Material provided.
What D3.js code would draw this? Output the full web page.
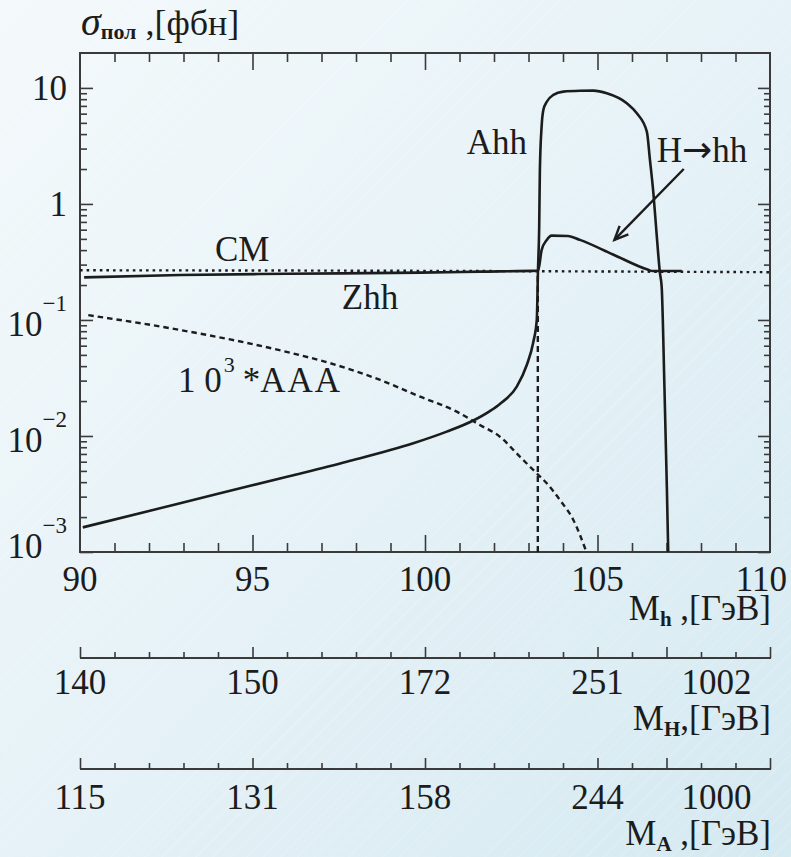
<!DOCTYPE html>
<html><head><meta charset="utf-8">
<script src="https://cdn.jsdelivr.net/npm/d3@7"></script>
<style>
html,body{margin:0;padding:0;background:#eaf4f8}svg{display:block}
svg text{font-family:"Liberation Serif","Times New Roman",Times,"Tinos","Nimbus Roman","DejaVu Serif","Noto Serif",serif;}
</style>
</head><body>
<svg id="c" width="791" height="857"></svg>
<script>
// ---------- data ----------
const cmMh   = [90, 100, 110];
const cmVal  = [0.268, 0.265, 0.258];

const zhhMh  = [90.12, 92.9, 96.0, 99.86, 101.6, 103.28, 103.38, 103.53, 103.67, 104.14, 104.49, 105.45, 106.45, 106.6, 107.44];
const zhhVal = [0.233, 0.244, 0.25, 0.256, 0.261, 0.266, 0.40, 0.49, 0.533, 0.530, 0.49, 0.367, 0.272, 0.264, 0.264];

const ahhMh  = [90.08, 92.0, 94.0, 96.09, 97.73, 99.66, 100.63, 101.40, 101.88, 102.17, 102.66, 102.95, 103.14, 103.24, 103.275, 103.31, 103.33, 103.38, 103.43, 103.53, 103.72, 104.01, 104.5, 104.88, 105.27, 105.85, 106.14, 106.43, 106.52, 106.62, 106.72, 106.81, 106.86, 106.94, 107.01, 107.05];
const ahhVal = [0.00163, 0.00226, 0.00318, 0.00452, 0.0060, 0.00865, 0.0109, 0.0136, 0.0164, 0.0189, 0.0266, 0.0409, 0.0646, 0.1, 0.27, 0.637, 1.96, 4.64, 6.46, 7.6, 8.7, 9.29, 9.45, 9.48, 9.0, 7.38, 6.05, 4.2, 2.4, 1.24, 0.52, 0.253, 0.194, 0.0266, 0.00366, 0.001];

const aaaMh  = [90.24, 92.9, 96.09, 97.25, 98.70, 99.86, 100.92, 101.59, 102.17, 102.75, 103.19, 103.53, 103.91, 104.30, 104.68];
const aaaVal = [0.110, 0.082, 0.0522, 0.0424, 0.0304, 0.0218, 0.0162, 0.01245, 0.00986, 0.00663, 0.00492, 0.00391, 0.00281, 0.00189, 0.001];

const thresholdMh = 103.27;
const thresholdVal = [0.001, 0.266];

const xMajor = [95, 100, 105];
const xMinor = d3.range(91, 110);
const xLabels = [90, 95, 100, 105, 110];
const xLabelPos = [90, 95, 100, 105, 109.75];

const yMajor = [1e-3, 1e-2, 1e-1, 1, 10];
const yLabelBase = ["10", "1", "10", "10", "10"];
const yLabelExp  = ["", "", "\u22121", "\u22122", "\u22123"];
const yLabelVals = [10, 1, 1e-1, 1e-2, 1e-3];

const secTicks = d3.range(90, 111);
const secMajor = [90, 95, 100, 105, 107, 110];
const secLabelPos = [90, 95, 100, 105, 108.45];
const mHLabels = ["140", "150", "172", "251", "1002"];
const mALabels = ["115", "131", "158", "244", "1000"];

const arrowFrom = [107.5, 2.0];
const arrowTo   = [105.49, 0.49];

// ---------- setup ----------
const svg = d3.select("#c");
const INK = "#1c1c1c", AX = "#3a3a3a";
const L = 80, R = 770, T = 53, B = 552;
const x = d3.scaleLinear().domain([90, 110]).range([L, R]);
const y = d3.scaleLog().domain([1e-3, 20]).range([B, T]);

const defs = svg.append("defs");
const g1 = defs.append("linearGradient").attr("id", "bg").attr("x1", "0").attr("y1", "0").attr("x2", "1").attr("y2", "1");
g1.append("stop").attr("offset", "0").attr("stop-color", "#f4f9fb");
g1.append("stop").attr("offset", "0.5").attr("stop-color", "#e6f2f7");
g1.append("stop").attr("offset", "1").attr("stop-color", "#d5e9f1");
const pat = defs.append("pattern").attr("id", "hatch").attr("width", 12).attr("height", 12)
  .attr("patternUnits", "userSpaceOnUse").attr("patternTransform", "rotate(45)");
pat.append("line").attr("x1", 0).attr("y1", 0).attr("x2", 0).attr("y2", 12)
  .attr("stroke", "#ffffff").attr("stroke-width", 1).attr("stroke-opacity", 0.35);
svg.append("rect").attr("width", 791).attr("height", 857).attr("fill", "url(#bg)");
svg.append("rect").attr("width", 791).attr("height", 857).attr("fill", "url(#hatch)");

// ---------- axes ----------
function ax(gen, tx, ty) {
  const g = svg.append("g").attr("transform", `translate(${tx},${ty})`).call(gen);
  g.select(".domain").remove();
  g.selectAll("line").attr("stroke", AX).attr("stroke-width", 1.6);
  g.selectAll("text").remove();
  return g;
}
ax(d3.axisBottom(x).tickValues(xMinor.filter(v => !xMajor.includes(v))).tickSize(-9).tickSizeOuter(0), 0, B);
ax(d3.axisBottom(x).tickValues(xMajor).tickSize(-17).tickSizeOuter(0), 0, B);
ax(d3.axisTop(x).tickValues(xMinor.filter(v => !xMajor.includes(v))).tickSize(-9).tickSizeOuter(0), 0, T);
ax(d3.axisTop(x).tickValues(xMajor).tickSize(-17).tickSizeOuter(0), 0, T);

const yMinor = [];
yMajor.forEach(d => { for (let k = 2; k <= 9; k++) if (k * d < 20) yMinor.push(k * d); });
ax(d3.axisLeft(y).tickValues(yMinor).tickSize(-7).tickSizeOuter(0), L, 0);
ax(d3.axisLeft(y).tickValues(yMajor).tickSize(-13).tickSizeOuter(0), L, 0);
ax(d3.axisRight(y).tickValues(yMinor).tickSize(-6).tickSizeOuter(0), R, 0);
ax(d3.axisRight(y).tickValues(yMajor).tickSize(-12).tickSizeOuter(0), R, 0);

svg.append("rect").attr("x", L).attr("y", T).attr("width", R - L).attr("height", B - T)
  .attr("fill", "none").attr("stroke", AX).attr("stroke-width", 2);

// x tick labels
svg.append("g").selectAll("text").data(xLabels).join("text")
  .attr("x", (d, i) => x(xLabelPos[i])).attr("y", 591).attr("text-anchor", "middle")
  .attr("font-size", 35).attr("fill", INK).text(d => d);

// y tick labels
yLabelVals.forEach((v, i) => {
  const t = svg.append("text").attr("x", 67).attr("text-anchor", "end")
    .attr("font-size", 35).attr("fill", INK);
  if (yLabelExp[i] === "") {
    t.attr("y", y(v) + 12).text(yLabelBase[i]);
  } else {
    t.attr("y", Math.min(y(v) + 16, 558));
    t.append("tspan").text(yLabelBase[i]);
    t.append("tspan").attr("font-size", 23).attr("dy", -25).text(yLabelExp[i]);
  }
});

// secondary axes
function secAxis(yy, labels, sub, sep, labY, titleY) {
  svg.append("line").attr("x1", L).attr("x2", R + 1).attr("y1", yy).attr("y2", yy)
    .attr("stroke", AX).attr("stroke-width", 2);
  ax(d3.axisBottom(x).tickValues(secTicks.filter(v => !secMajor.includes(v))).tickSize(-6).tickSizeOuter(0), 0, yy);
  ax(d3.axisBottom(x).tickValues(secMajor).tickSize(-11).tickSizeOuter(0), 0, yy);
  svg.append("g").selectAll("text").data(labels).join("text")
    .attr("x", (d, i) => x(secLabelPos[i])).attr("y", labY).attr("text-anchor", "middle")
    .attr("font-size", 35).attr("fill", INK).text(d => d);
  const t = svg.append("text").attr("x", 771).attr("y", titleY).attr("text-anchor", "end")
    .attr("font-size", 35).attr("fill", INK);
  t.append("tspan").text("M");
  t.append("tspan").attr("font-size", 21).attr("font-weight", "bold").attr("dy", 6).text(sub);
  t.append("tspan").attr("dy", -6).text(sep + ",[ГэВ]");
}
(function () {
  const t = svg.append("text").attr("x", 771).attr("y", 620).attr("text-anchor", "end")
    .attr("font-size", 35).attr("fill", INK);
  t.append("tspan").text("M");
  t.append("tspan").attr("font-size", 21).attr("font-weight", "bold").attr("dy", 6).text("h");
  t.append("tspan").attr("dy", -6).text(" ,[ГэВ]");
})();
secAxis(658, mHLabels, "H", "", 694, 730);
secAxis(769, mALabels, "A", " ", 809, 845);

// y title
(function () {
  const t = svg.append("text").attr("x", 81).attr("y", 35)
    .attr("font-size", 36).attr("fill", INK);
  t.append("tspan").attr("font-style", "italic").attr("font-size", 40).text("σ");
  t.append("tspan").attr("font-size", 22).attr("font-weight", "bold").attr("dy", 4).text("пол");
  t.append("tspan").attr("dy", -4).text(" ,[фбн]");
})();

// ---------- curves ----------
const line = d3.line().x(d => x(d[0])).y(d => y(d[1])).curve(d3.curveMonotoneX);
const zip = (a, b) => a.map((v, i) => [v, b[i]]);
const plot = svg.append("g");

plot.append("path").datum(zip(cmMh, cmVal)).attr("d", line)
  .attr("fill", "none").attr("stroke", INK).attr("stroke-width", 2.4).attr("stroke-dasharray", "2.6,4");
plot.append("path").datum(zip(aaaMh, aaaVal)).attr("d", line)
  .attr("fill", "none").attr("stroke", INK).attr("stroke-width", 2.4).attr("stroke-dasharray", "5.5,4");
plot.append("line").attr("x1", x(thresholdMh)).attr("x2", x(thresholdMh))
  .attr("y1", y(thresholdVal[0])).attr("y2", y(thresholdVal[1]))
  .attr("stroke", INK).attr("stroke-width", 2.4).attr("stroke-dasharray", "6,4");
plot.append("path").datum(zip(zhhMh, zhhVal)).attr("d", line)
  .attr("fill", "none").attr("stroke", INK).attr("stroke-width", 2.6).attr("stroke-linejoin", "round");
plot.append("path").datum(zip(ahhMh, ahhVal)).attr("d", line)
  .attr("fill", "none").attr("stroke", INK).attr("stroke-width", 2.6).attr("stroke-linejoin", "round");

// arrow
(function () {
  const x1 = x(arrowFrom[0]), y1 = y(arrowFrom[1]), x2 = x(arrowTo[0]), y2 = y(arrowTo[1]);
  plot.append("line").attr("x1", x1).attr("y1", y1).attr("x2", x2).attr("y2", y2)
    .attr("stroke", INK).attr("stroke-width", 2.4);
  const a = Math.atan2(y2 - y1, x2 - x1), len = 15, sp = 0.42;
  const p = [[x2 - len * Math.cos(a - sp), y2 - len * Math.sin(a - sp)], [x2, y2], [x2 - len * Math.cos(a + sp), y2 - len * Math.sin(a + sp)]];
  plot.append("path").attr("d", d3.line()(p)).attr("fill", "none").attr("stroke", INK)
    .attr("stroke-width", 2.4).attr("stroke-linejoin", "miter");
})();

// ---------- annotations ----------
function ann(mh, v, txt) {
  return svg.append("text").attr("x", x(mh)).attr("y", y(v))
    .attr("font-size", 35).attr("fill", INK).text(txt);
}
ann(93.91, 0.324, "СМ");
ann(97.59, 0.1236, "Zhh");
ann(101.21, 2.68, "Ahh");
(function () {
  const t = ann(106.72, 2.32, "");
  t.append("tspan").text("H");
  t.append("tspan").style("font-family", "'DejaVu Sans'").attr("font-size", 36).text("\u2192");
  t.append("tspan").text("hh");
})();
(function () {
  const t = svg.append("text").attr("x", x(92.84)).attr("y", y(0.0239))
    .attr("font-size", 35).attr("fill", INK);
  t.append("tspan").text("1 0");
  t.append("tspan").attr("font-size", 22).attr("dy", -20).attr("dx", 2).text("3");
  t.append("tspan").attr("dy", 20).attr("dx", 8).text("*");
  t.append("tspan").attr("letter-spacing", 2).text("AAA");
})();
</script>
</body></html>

Set task. Give again exactly the lines running from the beginning of the material above through the line that contains "0.272, 0.264, 0.264];", and leave out every picture.

Final result.
What D3.js code would draw this? Output the full web page.
<!DOCTYPE html>
<html><head><meta charset="utf-8">
<script src="https://cdn.jsdelivr.net/npm/d3@7"></script>
<style>
html,body{margin:0;padding:0;background:#eaf4f8}svg{display:block}
svg text{font-family:"Liberation Serif","Times New Roman",Times,"Tinos","Nimbus Roman","DejaVu Serif","Noto Serif",serif;}
</style>
</head><body>
<svg id="c" width="791" height="857"></svg>
<script>
// ---------- data ----------
const cmMh   = [90, 100, 110];
const cmVal  = [0.268, 0.265, 0.258];

const zhhMh  = [90.12, 92.9, 96.0, 99.86, 101.6, 103.28, 103.38, 103.53, 103.67, 104.14, 104.49, 105.45, 106.45, 106.6, 107.44];
const zhhVal = [0.233, 0.244, 0.25, 0.256, 0.261, 0.266, 0.40, 0.49, 0.533, 0.530, 0.49, 0.367, 0.272, 0.264, 0.264];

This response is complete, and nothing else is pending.